Asset lawyer Lu Ding from Beijing Yingke (Shanghai) Law Firm stated that looking at the dispute itself, this was not the first time the two parties had ended up in court. In June 2023, Vanke had applied to freeze nearly 2 billion shares of Wanda Commercial Management, directly impacting Wanda’s listing plans. Although the two parties had reached a reconciliation intention that year, they ultimately restarted litigation due to disagreements over the legal nature of the land cost benefits and offset rules.
Lu Ding mentioned that the focus of the dispute between the two parties centered on two issues: first, it was unclear whether Vanke’s investment was in equity or redeemable preferred shares. If the agreement explicitly stated a fixed interest rate calculation, Vanke’s argument would be more advantageous. However, if the terms were vague, Wanda might argue against it by claiming that the “actual return rate was too high.” The interest rates at that time were indeed high, but in today’s environment, no one is willing to foot the bill for past high-interest rates.
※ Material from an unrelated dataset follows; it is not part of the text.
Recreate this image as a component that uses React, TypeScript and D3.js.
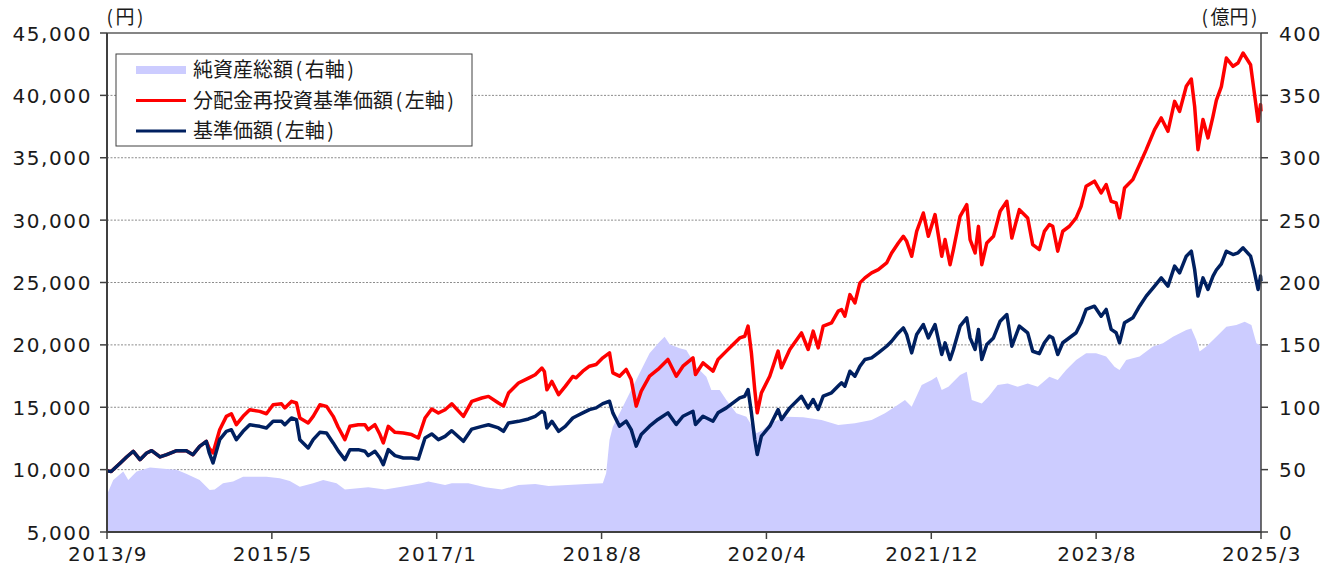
import React from 'react';
import * as d3 from 'd3';

// x positions are months elapsed since the first day of the chart (2013/9)
const navT = [
  0, 0.5, 1.6, 2.35, 3.15, 3.95, 4.75, 5.35, 6.35, 7.15,
  8.35, 9.5, 10.3, 11.1, 11.9, 12.25, 12.7, 13.5, 14.3, 14.9,
  15.5, 16.3, 17.1, 18.3, 19.1, 19.9, 20.9, 21.3, 22.1, 22.7,
  23.1, 24.1, 24.7, 25.5, 26.3, 27.1, 27.7, 28.5, 29.1, 30.1,
  30.9, 31.3, 32.1, 32.7, 33.1, 33.7, 34.5, 35.5, 36.5, 37.3,
  38.1, 38.9, 39.7, 40.5, 41.3, 42.7, 43.7, 44.9, 45.7, 46.9,
  47.5, 48.1, 49.3, 50.5, 51.3, 52.1, 52.4, 52.7, 53.3, 54.1,
  54.9, 55.8, 56.2, 57, 57.8, 58.6, 59.4, 60.2, 60.6, 61.4,
  62.2, 62.8, 63.4, 64, 65, 66, 67.2, 68.2, 69, 70.2,
  70.5, 71.4, 72.6, 73.2, 74.2, 75, 75.8, 76.4, 76.8, 77.2,
  77.6, 77.9, 78.4, 79.4, 80.4, 80.8, 81.8, 83.2, 84, 84.6,
  85.2, 85.8, 86.8, 87.6, 88, 88.4, 89, 89.6, 90.2, 90.8,
  91.6, 92.4, 93.4, 94, 94.8, 95.4, 95.8, 96.4, 97, 97.8,
  98.4, 99.2, 100, 100.4, 101, 101.4, 102.2, 103, 103.4, 104,
  104.4, 104.8, 105.4, 106.2, 107, 107.8, 108.4, 109.3, 110.3, 110.9,
  111.7, 112.3, 112.9, 113.3, 113.9, 114.5, 115.3, 116.1, 116.7, 117.3,
  118.3, 119.1, 119.7, 120.3, 120.9, 121.3, 121.9, 122.9, 123.7, 124.5,
  125.5, 126.3, 127.1, 127.9, 128.5, 129.3, 129.9, 130.3, 130.7, 131.3,
  131.9, 132.5, 132.9, 133.5, 134.1, 134.9, 135.5, 136.1, 137, 137.4,
  137.9, 138.2, 138.25,
];

// 基準価額 (円)
const navBase = [
  9900, 9850, 10535, 11015, 11470, 10800, 11335, 11520, 11015, 11200,
  11520, 11520, 11200, 11870, 12270, 11335, 10535, 12400, 13070, 13200,
  12400, 13070, 13600, 13470, 13340, 13870, 13870, 13600, 14140, 14000,
  12400, 11735, 12400, 12990, 12940, 12140, 11500, 10800, 11600, 11600,
  11470, 11120, 11470, 10935, 10400, 11600, 11120, 10935, 10935, 10855,
  12540, 12860, 12400, 12670, 13120, 12270, 13250, 13470, 13600, 13340,
  13070, 13740, 13870, 14060, 14270, 14670, 14540, 13340, 13870, 13070,
  13470, 14140, 14280, 14550, 14810, 14950, 15290, 15480, 14550, 13480,
  13880, 13210, 11880, 12820, 13480, 14020, 14550, 13620, 14280, 14680,
  13620, 14280, 13880, 14550, 14950, 15350, 15750, 15880, 16420, 14550,
  12410, 11210, 12680, 13480, 14810, 14020, 14950, 15880, 14950, 15620,
  14820, 15890, 16160, 16700, 16960, 16690, 17890, 17490, 18290, 18830,
  18960, 19360, 19890, 20290, 20960, 21360, 20830, 19360, 20830, 21630,
  20560, 21630, 19230, 20160, 18830, 19630, 21500, 22160, 20560, 19630,
  21230, 18830, 20030, 20560, 21900, 22430, 19890, 21500, 20960, 19490,
  19300, 20170, 20700, 20570, 19230, 20170, 20570, 20970, 21770, 22840,
  23100, 22300, 22840, 21240, 20970, 20170, 21770, 22170, 23100, 23910,
  24710, 25370, 24710, 26310, 25770, 27110, 27510, 26040, 23910, 25370,
  24440, 25510, 26000, 26500, 27510, 27240, 27380, 27780, 27110, 26040,
  24440, 25510, 25100,
];

// 分配金再投資基準価額 (円)
const navReinvest = [
  9900, 9850, 10535, 11015, 11470, 10800, 11335, 11520, 11015, 11200,
  11520, 11520, 11200, 11870, 12270, 11700, 11335, 13200, 14270, 14480,
  13600, 14270, 14800, 14670, 14480, 15200, 15280, 14940, 15470, 15340,
  14140, 13740, 14270, 15200, 15070, 14270, 13400, 12400, 13470, 13600,
  13600, 13200, 13600, 12810, 12140, 13470, 12990, 12940, 12810, 12540,
  14140, 14860, 14540, 14800, 15280, 14270, 15470, 15740, 15870, 15340,
  15100, 16140, 16940, 17340, 17610, 18140, 17870, 16400, 17070, 16010,
  16670, 17470, 17360, 17890, 18290, 18430, 18960, 19360, 17760, 17490,
  18030, 17220, 15090, 16290, 17490, 18030, 18830, 17490, 18290, 18960,
  17620, 18560, 17890, 18830, 19500, 20030, 20560, 20690, 21500, 19360,
  16420, 14550, 16150, 17490, 19500, 18160, 19630, 20960, 19630, 21100,
  19760, 21500, 21760, 22700, 22830, 22300, 24030, 23360, 24970, 25370,
  25770, 26030, 26570, 27370, 28170, 28700, 28300, 27100, 29100, 30570,
  28700, 30440, 27100, 28440, 26430, 27640, 30310, 31240, 28440, 27370,
  29500, 26430, 28170, 28700, 30710, 31510, 28570, 30840, 30170, 28040,
  27640, 29100, 29650, 29510, 27510, 29110, 29510, 30180, 31110, 32720,
  33120, 32180, 32850, 31510, 31380, 30180, 32580, 33250, 34450, 35650,
  37260, 38190, 37120, 39520, 38720, 40730, 41310, 39120, 35650, 38060,
  36590, 38320, 39600, 40700, 42990, 42330, 42600, 43400, 42460, 40460,
  37920, 39260, 38720,
];

const assetT = [
  0, 0.75, 1.95, 2.55, 3.55, 5.15, 7.15, 8.35, 9.55, 11.1,
  12.3, 12.9, 13.9, 15.1, 16.3, 19.1, 20.7, 21.9, 23.1, 24.7,
  25.9, 27.5, 28.5, 31.3, 33.3, 35.3, 37.7, 38.5, 40.5, 41.3,
  43.3, 45.3, 47.3, 49.3, 51.3, 52.9, 55.2, 57.4, 59.4, 59.8,
  60.2, 60.6, 61.8, 62.6, 63.8, 65, 66.2, 66.8, 67.4, 68.6,
  69.4, 70.6, 71.8, 72.4, 73.4, 74.2, 75.4, 76.6, 77.8, 78.6,
  79.4, 81.4, 83.4, 85.6, 87.6, 89.6, 91.6, 93.2, 94.4, 95.6,
  96.4, 97.6, 98.8, 99.4, 100, 100.8, 102.2, 103, 103.6, 104.8,
  105.6, 106.7, 107.9, 109.1, 110.3, 111.5, 112.9, 113.9, 114.9, 116.1,
  117.3, 118.5, 119.7, 120.7, 121.3, 122.1, 123.7, 125.3, 126.5, 127.7,
  129.3, 129.9, 130.5, 130.9, 131.7, 132.9, 134.1, 135.3, 136.3, 137.1,
  137.7, 138.1, 138.25,
];

// 純資産総額 (億円)
const assetValues = [
  30, 41.7, 48.4, 41.7, 48.4, 51.8, 50.5, 50, 46.5, 41.7,
  33.7, 34, 39, 40.4, 44.3, 44.3, 43, 40.9, 36.3, 39,
  41.7, 39, 34, 35.9, 34, 36.3, 39, 40.4, 37.7, 39,
  39, 35.9, 34, 37.7, 38.5, 36.8, 37.7, 38.5, 39, 47,
  73.7, 84.4, 100.4, 111.2, 127.2, 143.2, 152.6, 156.6, 150.5, 147.2,
  145.9, 132.5, 124.5, 113.8, 113.8, 105.8, 95.1, 92.4, 79.1, 81.8,
  87.1, 92.4, 92, 89.8, 85.8, 87.1, 89.8, 95.1, 100.4, 105.8,
  100.4, 117.8, 121.8, 124.5, 113.8, 116.5, 125.8, 128.5, 105.8, 103.1,
  108.4, 117.8, 119.1, 116.5, 119.1, 116.5, 124.5, 121.8, 129.9, 137.9,
  143.2, 143.2, 140.6, 132.5, 129.9, 137.9, 140.6, 148.6, 151.3, 156.6,
  161.9, 163.2, 153.9, 144.6, 148.6, 156.6, 164.6, 165.9, 168.6, 165.9,
  151.3, 150, 152,
];

const xTickLabels = ['2013/9', '2015/5', '2017/1', '2018/8', '2020/4', '2021/12', '2023/8', '2025/3'];
const leftTicks = [5000, 10000, 15000, 20000, 25000, 30000, 35000, 40000, 45000];
const rightTicks = [0, 50, 100, 150, 200, 250, 300, 350, 400];

const legendItems = [
  { name: '純資産総額', axis: '右軸', kind: 'area', color: '#CCCCFF' },
  { name: '分配金再投資基準価額', axis: '左軸', kind: 'line', color: '#FF0000' },
  { name: '基準価額', axis: '左軸', kind: 'line', color: '#002060' },
];

const NUM_FONT = '"DejaVu Sans", Verdana, sans-serif';
const JP_FONT = '"Noto Sans CJK JP", "Noto Sans", sans-serif';

// "(xx)" with the loose paren spacing of the original
const Paren: React.FC<{ text: string }> = ({ text }) => (
  <>
    <tspan dx={2.5}>(</tspan>
    <tspan dx={2.5}>{text}</tspan>
    <tspan dx={2.5}>)</tspan>
  </>
);

const App: React.FC = () => {
  const width = 1337;
  const height = 569;
  const left = 107, right = 1261, top = 33, bottom = 532;
  const span = 138.25;

  const x = d3.scaleLinear().domain([0, span]).range([left, right]);
  const yL = d3.scaleLinear().domain([5000, 45000]).range([bottom, top]);
  const yR = d3.scaleLinear().domain([0, 400]).range([bottom, top]);

  const area = d3.area<number>()
    .x((_, i) => x(assetT[i]))
    .y0(yR(0))
    .y1(d => yR(d));

  const line = d3.line<number>()
    .x((_, i) => x(navT[i]))
    .y(d => yL(d));

  const tickStep = span / (xTickLabels.length - 1);

  return (
    <svg width={width} height={height} style={{ position: 'absolute', left: 0, top: 0, background: '#fff' }}>
      {/* grid */}
      {leftTicks.filter(v => v > 5000 && v < 45000).map(v => (
        <line key={v} x1={left} x2={right} y1={yL(v)} y2={yL(v)}
          stroke="#8c8c8c" strokeWidth={1} strokeDasharray="2,1.5" />
      ))}

      <path d={area(assetValues) || ''} fill="#CCCCFF" />
      <path d={line(navReinvest) || ''} fill="none" stroke="#FF0000" strokeWidth={3.5} strokeLinejoin="round" />
      <path d={line(navBase) || ''} fill="none" stroke="#002060" strokeWidth={3.5} strokeLinejoin="round" />

      {/* frame */}
      <line x1={left} x2={right} y1={top} y2={top} stroke="#858585" strokeWidth={1.8} />
      <line x1={left} x2={left} y1={top} y2={bottom + 1} stroke="#404040" strokeWidth={2} />
      <line x1={right} x2={right} y1={top} y2={bottom + 1} stroke="#404040" strokeWidth={1.5} />
      <line x1={left} x2={right} y1={bottom} y2={bottom} stroke="#404040" strokeWidth={2} />

      {/* left axis */}
      {leftTicks.map(v => (
        <g key={v}>
          <line x1={left - 7} x2={left} y1={yL(v)} y2={yL(v)} stroke="#404040" strokeWidth={1.5} />
          <text x={92} y={yL(v) + 7.5} textAnchor="end" fontFamily={NUM_FONT} fontSize={20}
            letterSpacing={1.6} fill="#1a1a1a">{d3.format(',')(v)}</text>
        </g>
      ))}

      {/* right axis */}
      {rightTicks.map(v => (
        <g key={v}>
          <line x1={right} x2={right + 7} y1={yR(v)} y2={yR(v)} stroke="#404040" strokeWidth={1.5} />
          <text x={1279} y={yR(v) + 7.5} textAnchor="start" fontFamily={NUM_FONT} fontSize={20}
            letterSpacing={1.6} fill="#1a1a1a">{v}</text>
        </g>
      ))}

      {/* bottom axis */}
      {xTickLabels.map((label, i) => {
        const px = x(i * tickStep);
        return (
          <g key={label}>
            <line x1={px} x2={px} y1={bottom} y2={bottom + 7} stroke="#404040" strokeWidth={1.5} />
            <text x={px + 1} y={561} textAnchor="middle" fontFamily={NUM_FONT} fontSize={20}
              letterSpacing={1.6} fill="#1a1a1a">{label}</text>
          </g>
        );
      })}

      {/* unit labels */}
      <text x={104} y={24} fontFamily={JP_FONT} fontSize={19} fill="#1a1a1a"><Paren text="円" /></text>
      <text x={1199} y={24} fontFamily={JP_FONT} fontSize={19} fill="#1a1a1a"><Paren text="億円" /></text>

      {/* legend */}
      <rect x={116} y={54} width={356} height={92} fill="#fff" stroke="#404040" strokeWidth={1} />
      {legendItems.map((item, i) => {
        const cy = 70 + i * 30.5;
        return (
          <g key={item.name}>
            {item.kind === 'area'
              ? <rect x={136} y={cy - 4} width={50} height={8} fill={item.color} />
              : <line x1={136} x2={186} y1={cy} y2={cy} stroke={item.color} strokeWidth={3} />}
            <text x={193} y={cy + 7} fontFamily={JP_FONT} fontSize={20} fill="#1a1a1a">
              {item.name}<Paren text={item.axis} />
            </text>
          </g>
        );
      })}
    </svg>
  );
};

export default App;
The second dispute concerned the legal classification of the land cost benefits. If Wanda argued that these benefits were part of “investment cost savings” to be offset against debts, Vanke would not have the upper hand. However, the court could also consider it as an independent commercial arrangement, requiring separate handling or counterclaims, depending on the agreements in place at the time.
In 2023, when Vanke applied to freeze Wanda Commercial Management’s shares, Liu Jipeng, then Dean of the Capital Financial Research Institute of China University of Political Science and Law, released a video urging Vanke and Wanda to reach a settlement.
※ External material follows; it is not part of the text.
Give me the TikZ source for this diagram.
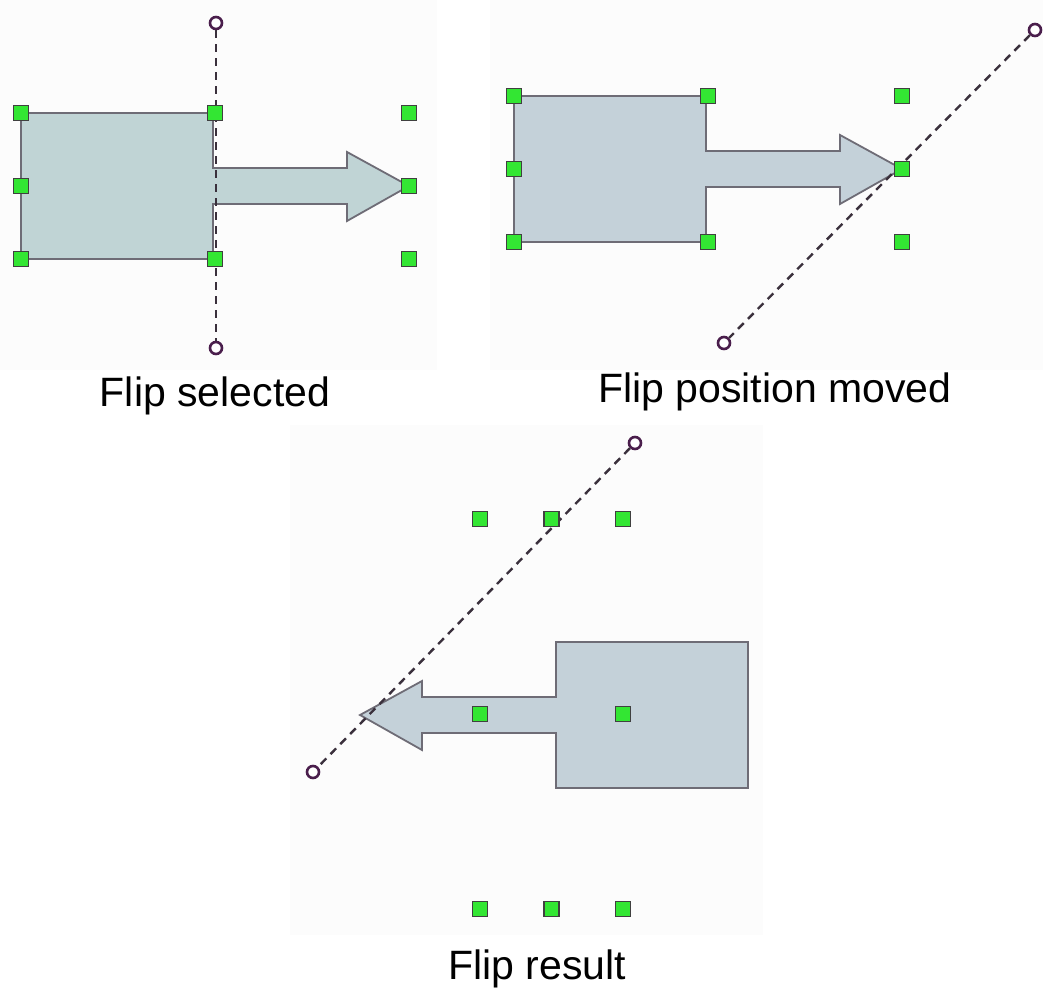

After more than two years, the two parties have once again ended up in court. Behind this legal action lies the fact that both companies are currently mired in debt dilemmas, burdened with significant debt pressure and an urgent need for funds.
Wanda Commercial Management is one of Wanda Group’s core assets and is under immense debt pressure: as of the end of June 2024, interest-bearing debts amounted to a staggering 137.561 billion RMB, with 30.269 billion RMB due for repayment within a year, reflecting high concentrated debt maturity pressures. Moreover, the failure of its subsidiary, Zhuhai Wanda, to complete its listing within the stipulated period triggered buyback requirements.
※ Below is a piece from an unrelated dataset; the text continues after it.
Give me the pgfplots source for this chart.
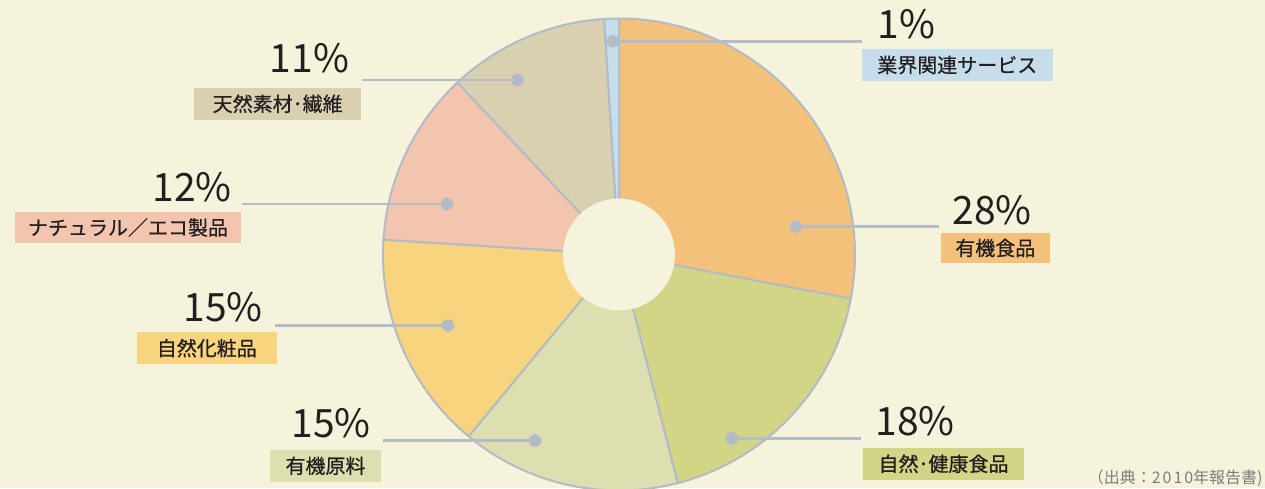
\documentclass[border=0pt]{standalone}
\usepackage{fontspec}
\setmainfont{Noto Sans CJK JP}
\newfontfamily\lblfam[FakeBold=0.6]{Noto Sans CJK JP}
\usepackage{pgfplots}
\usepackage{pgfplotstable}
\pgfplotsset{compat=1.18}

\definecolor{bgcol}{HTML}{F6F3DC}
\definecolor{cOrange}{HTML}{F4C17B}
\definecolor{cGreen}{HTML}{D2D586}
\definecolor{cPale}{HTML}{DEDFB1}
\definecolor{cYellow}{HTML}{F8D47E}
\definecolor{cPink}{HTML}{F3C4AE}
\definecolor{cBeige}{HTML}{D9D0B2}
\definecolor{cBlue}{HTML}{C6DEEC}
\definecolor{edgecol}{HTML}{B3BBC4}
\definecolor{linecol}{HTML}{B4BCC6}
\definecolor{txtcol}{HTML}{231F20}
\definecolor{srccol}{HTML}{7C7C7C}

\newcommand\pctfont{\fontsize{19.5}{23}\selectfont}
\newcommand\lblfont{\lblfam\fontsize{10}{12}\selectfont}

% share of each segment, clockwise from 12 o'clock
\pgfplotstableread{
pct col
28 cOrange
18 cGreen
15 cPale
15 cYellow
12 cPink
11 cBeige
1  cBlue
}\piedata

\begin{document}
\begin{tikzpicture}
\begin{axis}[x=0.5pt, y=0.5pt, xmin=0, xmax=1265, ymin=0, ymax=488,
  hide axis, clip=true]
\fill[bgcol] (axis cs:0,0) rectangle (axis cs:1265,488);
% pie slices
\pgfplotstablegetrowsof{\piedata}
\pgfmathtruncatemacro{\lastrow}{\pgfplotsretval-1}
\def\angA{90}
\pgfplotsforeachungrouped \i in {0,...,\lastrow}{%
  \pgfplotstablegetelem{\i}{pct}\of\piedata \let\pct\pgfplotsretval
  \pgfplotstablegetelem{\i}{col}\of\piedata \let\col\pgfplotsretval
  \pgfmathsetmacro{\angB}{\angA-3.6*\pct}%
  \edef\slice{\noexpand\filldraw[fill=\col,draw=edgecol,line width=1pt,line join=round] (axis cs:619,233.5) -- ++(\angA:118pt) arc[start angle=\angA,end angle=\angB,radius=118pt] -- cycle;}%
  \slice
  \let\angA\angB
}
% hole
\fill[bgcol] (axis cs:619,233.5) circle[radius=28pt];

% leader lines (dot end first)
\pgfplotsset{leader/.style={linecol, line width=1.3pt, mark=*, mark indices={1}, mark size=2.6pt, mark options={fill=edgecol, draw=none}}}
\addplot[leader] coordinates {(612.7,446.7) (862,446.7)};
\addplot[leader] coordinates {(796,261.3) (939,261.3)};
\addplot[leader] coordinates {(732,49.7) (861,49.7)};
\addplot[leader] coordinates {(535,47.3) (382.7,47.3)};
\addplot[leader] coordinates {(448,162.3) (275,162.3)};
\addplot[leader] coordinates {(447,284) (241.7,284)};
\addplot[leader] coordinates {(517.7,408) (361.7,408)};

% percentages
\tikzset{pct/.style={anchor=base west, inner sep=0pt, font=\pctfont, text=txtcol}}
\node[pct] at (axis cs:877,449.7) {1\%};
\node[pct] at (axis cs:952,263) {28\%};
\node[pct] at (axis cs:875,53) {18\%};
\node[pct] at (axis cs:291,50.3) {15\%};
\node[pct] at (axis cs:183,166.3) {15\%};
\node[pct] at (axis cs:152,286.3) {12\%};
\node[pct] at (axis cs:269.5,415.7) {11\%};

% label boxes
\tikzset{lbl/.style={inner sep=0pt, font=\lblfont, text=txtcol, text height=0.88em, text depth=0.12em}}
\node[lbl, fill=cBlue, minimum width=95.6pt, minimum height=15.6pt] at (axis cs:957.3,423) {業界関連サービス};
\node[lbl, fill=cOrange, minimum width=54.6pt, minimum height=15.3pt] at (axis cs:995.3,240) {有機食品};
\node[lbl, fill=cGreen, minimum width=80.8pt, minimum height=16.1pt] at (axis cs:943.5,24.2) {自然･健康食品};
\node[lbl, fill=cPale, minimum width=55.5pt, minimum height=15.8pt] at (axis cs:325.5,22.2) {有機原料};
\node[lbl, fill=cYellow, minimum width=69.8pt, minimum height=15.8pt] at (axis cs:206.8,139.8) {自然化粧品};
\node[lbl, fill=cPink, minimum width=113pt, minimum height=15.8pt] at (axis cs:128,260.5) {ナチュラル／エコ製品};
\node[lbl, fill=cBeige, minimum width=83.3pt, minimum height=16.1pt] at (axis cs:277.7,384.2) {天然素材･繊維};

% source
\node[anchor=base east, inner sep=0pt, font=\fontsize{8}{9.5}\selectfont, text=srccol] at (axis cs:1263,5) {（出典：{\addfontfeature{LetterSpace=12}2010}年報告書)};
\end{axis}
\pgfresetboundingbox
\path[use as bounding box] (current axis.south west) rectangle (current axis.north east);
\end{tikzpicture}
\end{document}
To repay the debts, Wang Jianlin has been frequently selling off core assets since 2023, including transferring ownership of approximately a hundred Wanda Plazas and divesting shares in Wanda Films.
Companies like Dalian Wanda Group have multiple instances of individuals against whom executions are pending and a significant number of frozen equity records.
Vanke similarly faces severe liquidity challenges and unstable corporate governance issues: by the end of June 2024, non-current liabilities due within a year amounted to 134.713 billion RMB, with only 69.348 billion RMB in cash, resulting in a funding gap exceeding 88.5 billion RMB. Shareholder CRRC Group provided loans to Vanke for the ninth time within the year, with the cumulative amount exceeding 25 billion RMB.
International rating agency Fitch Ratings downgraded Vanke’s issuer rating to “CCC-” due to concerns about its liquidity position.
The management team at Vanke has undergone frequent changes, with Chairman Xin Jie, who took office in January this year, resigning in early October. The board elected Huang Liping to succeed Xin Jie as chairman.